Change 361023 had a related patch set uploaded (by Dzahn; owner: Dzahn):
[operations/puppet@production] icinga: add plugin to check exim queue sizes

https://gerrit.wikimedia.org/r/361023

^ with script above:

[mx1001:~] $ ./check_exim_queue -w 1000 -c 5000
OK: Less than 1000 mails in exim queue.
[mx1001:~] $ ./check_exim_queue -w 300 -c 5000
WARNING: 329 mails in exim queue.
[mx1001:~] $ ./check_exim_queue -w 100 -c 200
CRITICAL: 330 mails in exim queue.
[mx1001:~] $ ./check_exim_queue -w 100 
Usage: ./check_exim_queue -w <warn> -c <crit>

While are at it I'd suggest removing the disk i/o check which hasn't yield good result

Change 361023 merged by Dzahn:
[operations/puppet@production] icinga/role:mail::mx: add monitoring of exim queue size

https://gerrit.wikimedia.org/r/361023

[mx1001:~] $ sudo -u nagios /usr/local/lib/nagios/plugins/check_exim_queue -w 1000 -c 3000
OK: Less than 1000 mails in exim queue.
# This file is managed by Puppet!

nagios ALL = NOPASSWD: /usr/sbin/exipick -bpc -o [[\:digit\:]][[\:digit\:]][mh]

Added and working here:

https://icinga.wikimedia.org/cgi-bin/icinga/status.cgi?search_string=exim+queue

What do you think about the numbers "1000" and "3000" specifically?

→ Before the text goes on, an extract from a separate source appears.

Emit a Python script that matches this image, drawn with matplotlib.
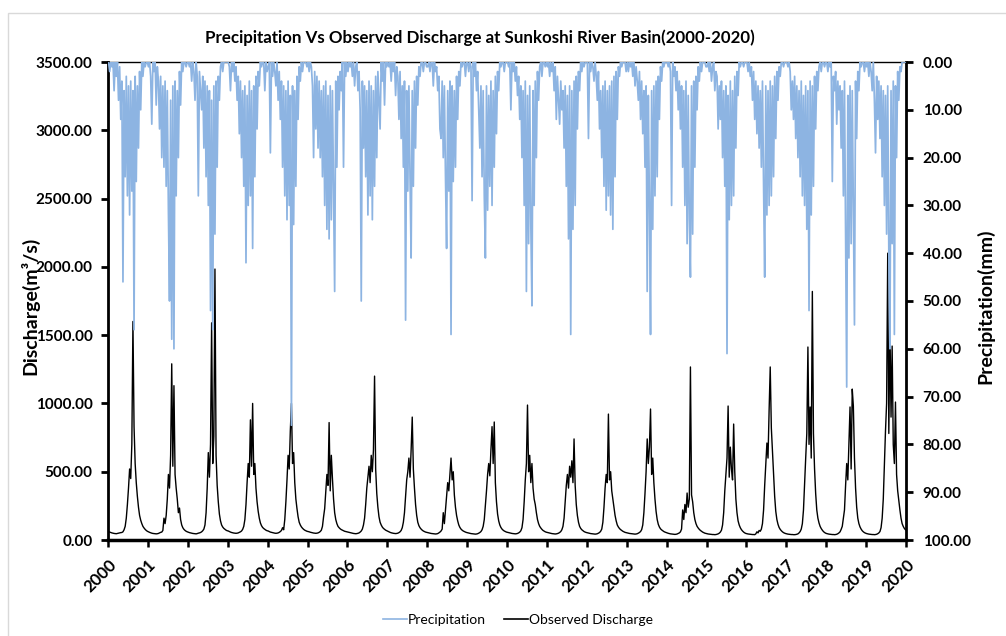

Change 368110 had a related patch set uploaded (by Dzahn; owner: Dzahn):
[operations/puppet@production] lists/icinga: remove I/O monitoring on lists server

https://gerrit.wikimedia.org/r/368110

Change 368110 merged by Dzahn:
[operations/puppet@production] lists/icinga: remove I/O monitoring on lists server

https://gerrit.wikimedia.org/r/368110